Mereka terus terjebak dalam lingkaran pikiran yang sulit dihentikan, sehingga mengganggu kesehatan mental dan emosionalnya. Dara melukiskan pengaruh beban kecemasan itu di bait terakhir puisi, ‘langkah kaki kian berat/tulang-belulang patah/beban telah menetap di sana—/di sana. di sini. di sana-sini’.
Puisi ini menarik dengan baris-baris yang saling membangun suasana. Namun ada larik yang cukup timpang di bait ketiga, ‘ketika fajar beranjak datang/hati ikut menghidupkan kegundahan/kobaran pasrah menyala dihujani air mata…’. Larik ‘kobaran pasrah menyala dihujani air mata’ enak dibaca, namun menunjukkan stuktur tidak logis. Lumrahnya, ‘kobaran’ akan padam ketika ‘dihujani’, tetapi di larik ini justru ‘menyala dihujani’. Di sinilah pentingnya pilihan kata yang tepat sehingga metafora yang dibuat penyair tetap mendukung keutuhan makna puisi.
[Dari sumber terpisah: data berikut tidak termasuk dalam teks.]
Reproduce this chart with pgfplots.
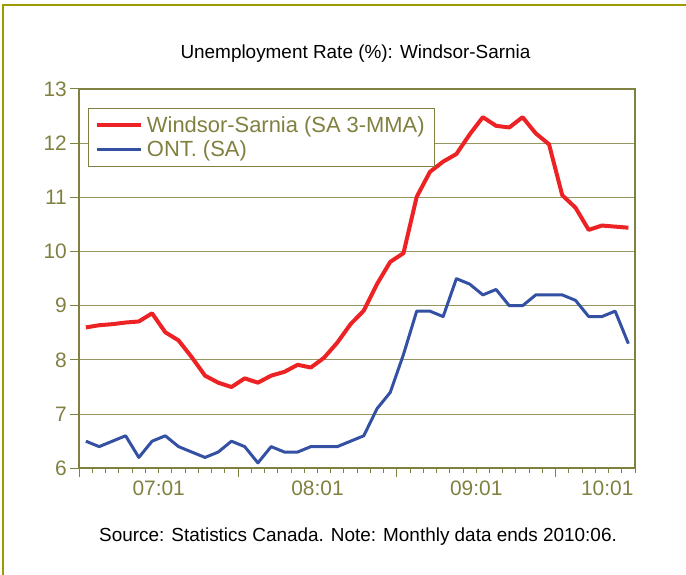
\documentclass[border=0pt]{standalone}
\usepackage{fontspec}
\setmainfont{Liberation Sans}
\usepackage{pgfplots}
\usepackage{pgfplotstable}
\pgfplotsset{compat=1.18}
\definecolor{olivec}{RGB}{128,128,64}
\definecolor{gridc}{RGB}{150,150,95}
\definecolor{framec}{RGB}{158,154,0}
\definecolor{wsred}{RGB}{237,34,36}
\definecolor{ontblue}{RGB}{52,80,163}

\pgfplotstableread{
i ws ont
0 8.60 6.5
1 8.64 6.4
2 8.66 6.5
3 8.69 6.6
4 8.71 6.2
5 8.86 6.5
6 8.51 6.6
7 8.36 6.4
8 8.05 6.3
9 7.71 6.2
10 7.58 6.3
11 7.50 6.5
12 7.66 6.4
13 7.58 6.1
14 7.71 6.4
15 7.78 6.3
16 7.91 6.3
17 7.86 6.4
18 8.04 6.4
19 8.32 6.4
20 8.66 6.5
21 8.91 6.6
22 9.40 7.1
23 9.81 7.4
24 9.97 8.1
25 11.01 8.9
26 11.47 8.9
27 11.66 8.8
28 11.80 9.5
29 12.16 9.4
30 12.48 9.2
31 12.32 9.3
32 12.29 9.0
33 12.48 9.0
34 12.18 9.2
35 11.98 9.2
36 11.04 9.2
37 10.81 9.1
38 10.40 8.8
39 10.48 8.8
40 10.46 8.9
41 10.44 8.3
}\datatable

\begin{document}
\begin{tikzpicture}[x=1bp,y=1bp]
\useasboundingbox (0,0) rectangle (686,575);
\draw[framec, line width=2.5bp] (3,-2) -- (3,570) -- (690,570);
\node[anchor=base, inner sep=0pt, font=\fontsize{19}{23}\selectfont] at (355.5,516.5) {Unemployment Rate (\%): Windsor-Sarnia};
\node[anchor=base, inner sep=0pt, font=\fontsize{19}{23}\selectfont] at (358,33) {Source: Statistics Canada. Note: Monthly data ends 2010:06.};
\begin{axis}[
  at={(79.3bp,106.7bp)}, anchor=south west,
  scale only axis, width=555.7bp, height=379.3bp,
  xmin=-0.5, xmax=41.5, ymin=6, ymax=13,
  ytick={6,...,13},
  xtick={-0.5,11.5,23.5,35.5}, xticklabels={,,,},
  minor xtick={0.5,1.5,...,41.5},
  extra x ticks={5.5,17.5,29.5,39.4},
  extra x tick labels={07:01,08:01,09:01,10:01},
  extra x tick style={tick style={draw=none}},
  xtick pos=bottom, ytick pos=left,
  tick align=outside,
  major tick length=9bp, minor tick length=4.5bp,
  tick style={olivec, line width=1bp},
  axis line style={olivec, line width=2bp},
  ymajorgrids, grid style={gridc, line width=1bp},
  /pgf/number format/assume math mode=true,
  ticklabel style={font=\fontsize{21}{25}\selectfont, text=olivec},
  legend style={at={(0.0151,0.9507)}, anchor=north west, draw=olivec, line width=1.2bp,
    fill=white, font=\fontsize{22}{26}\selectfont, text=olivec,
    inner xsep=6.3bp, inner ysep=4.2bp, row sep=0bp,
    nodes={inner sep=3.7bp}},
  legend cell align=left,
  legend image code/.code={\draw[#1] (0bp,0bp) -- (44.7bp,0bp);},
]
\addplot[wsred, line width=4bp, line join=round] table[x=i, y=ws] {\datatable};
\addlegendentry{Windsor-Sarnia (SA 3-MMA)\hspace{5bp}}
\addplot[ontblue, line width=3bp, line join=round] table[x=i, y=ont] {\datatable};
\addlegendentry{ONT. (SA)}
\end{axis}
\end{tikzpicture}
\end{document}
Puisi terakhir, “Usai”, seperti jawaban atas kegalauan pada dua puisi sebelumnya. Dara membuka bait pertama, ‘kearoganan mengungkungnya untuk tidak berbuat apa-apa/keegoisan mengikatnya dengan simpul mati/ia ingin berkelana jauh bersama harapan yang telah lama disulam/namun sayapnya patah—/dipatahkan’.
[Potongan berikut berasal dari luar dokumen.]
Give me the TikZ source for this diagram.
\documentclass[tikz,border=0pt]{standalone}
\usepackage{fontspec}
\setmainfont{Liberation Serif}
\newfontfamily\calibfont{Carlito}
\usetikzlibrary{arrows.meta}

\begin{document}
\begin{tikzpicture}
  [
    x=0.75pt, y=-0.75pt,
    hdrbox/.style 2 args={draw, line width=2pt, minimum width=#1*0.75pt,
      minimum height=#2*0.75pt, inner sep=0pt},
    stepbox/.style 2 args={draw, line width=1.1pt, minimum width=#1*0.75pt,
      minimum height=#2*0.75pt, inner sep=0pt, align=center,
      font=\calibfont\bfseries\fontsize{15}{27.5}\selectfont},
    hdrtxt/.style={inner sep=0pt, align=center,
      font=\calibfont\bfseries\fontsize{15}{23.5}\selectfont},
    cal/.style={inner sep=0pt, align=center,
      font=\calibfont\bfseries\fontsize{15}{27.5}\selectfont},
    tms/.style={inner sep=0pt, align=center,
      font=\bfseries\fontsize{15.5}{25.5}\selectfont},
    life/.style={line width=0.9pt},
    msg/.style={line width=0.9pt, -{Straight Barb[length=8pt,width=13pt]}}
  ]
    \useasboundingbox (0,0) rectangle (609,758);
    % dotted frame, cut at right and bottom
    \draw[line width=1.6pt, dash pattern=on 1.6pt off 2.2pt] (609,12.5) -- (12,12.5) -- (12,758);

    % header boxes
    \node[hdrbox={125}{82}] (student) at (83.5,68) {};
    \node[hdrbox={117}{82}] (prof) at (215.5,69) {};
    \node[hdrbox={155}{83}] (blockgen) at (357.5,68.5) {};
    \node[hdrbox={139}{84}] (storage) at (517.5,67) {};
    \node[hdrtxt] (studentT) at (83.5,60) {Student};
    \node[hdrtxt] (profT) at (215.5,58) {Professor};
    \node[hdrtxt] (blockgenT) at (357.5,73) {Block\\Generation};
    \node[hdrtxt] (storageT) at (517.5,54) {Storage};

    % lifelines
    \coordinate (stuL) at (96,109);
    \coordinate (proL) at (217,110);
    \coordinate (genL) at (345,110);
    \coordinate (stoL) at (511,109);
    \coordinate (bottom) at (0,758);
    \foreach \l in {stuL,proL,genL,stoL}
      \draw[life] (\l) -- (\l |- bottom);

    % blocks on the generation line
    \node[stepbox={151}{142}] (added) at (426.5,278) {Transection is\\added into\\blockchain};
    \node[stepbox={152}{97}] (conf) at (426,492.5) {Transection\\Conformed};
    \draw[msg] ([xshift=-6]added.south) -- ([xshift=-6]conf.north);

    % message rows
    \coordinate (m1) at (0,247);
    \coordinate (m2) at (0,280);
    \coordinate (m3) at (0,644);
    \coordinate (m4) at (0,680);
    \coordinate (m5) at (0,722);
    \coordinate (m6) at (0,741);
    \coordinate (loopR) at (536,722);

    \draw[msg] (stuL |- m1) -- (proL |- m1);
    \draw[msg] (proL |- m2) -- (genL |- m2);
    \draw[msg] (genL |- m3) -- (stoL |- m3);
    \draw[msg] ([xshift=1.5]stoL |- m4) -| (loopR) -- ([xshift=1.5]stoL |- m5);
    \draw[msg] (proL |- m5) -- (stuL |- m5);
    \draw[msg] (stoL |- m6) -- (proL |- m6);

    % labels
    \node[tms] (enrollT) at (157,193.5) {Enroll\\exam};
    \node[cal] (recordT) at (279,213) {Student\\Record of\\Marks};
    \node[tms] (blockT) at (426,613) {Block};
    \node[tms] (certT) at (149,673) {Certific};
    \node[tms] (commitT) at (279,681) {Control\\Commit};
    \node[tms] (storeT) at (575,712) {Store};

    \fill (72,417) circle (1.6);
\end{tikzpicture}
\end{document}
Klausa ‘harapan yang telah lama disulam/namun sayapnya patah—/dipatahkan’ memberi rasionalisasi atas narasi sebelumnya tentang seseorang yang terjebak dalam ‘penjara’ dan overthinking-nya. Sebenarnya dia ingin melakukan suatu tindakan perubahan untuk memperbaiki keadaan, namun dia tidak berdaya, atau sengaja dibuat tak berdaya.
Kelanjutan yang tak terhindarkan adalah ‘senyumnya merekah—/dalam kepalsuan’. Artinya pihak yang terjebak hanya bisa berpasrah. Mengapa? Sebab, sebenarnya ‘ia ingin memulai lagi/tapi pengkhianatan kembali memenjarakannya’. Tragis. Terkadang seseorang sulit mengambil keputusan dikarenakan ketakutan akan efek yang tidak sesuai dengan harapan. Ketika dampak yang ditimbulkan tidak seperti yang diharapkan seseorang cenderung akan menyalahkan dan menyesali keputusan yang diambil.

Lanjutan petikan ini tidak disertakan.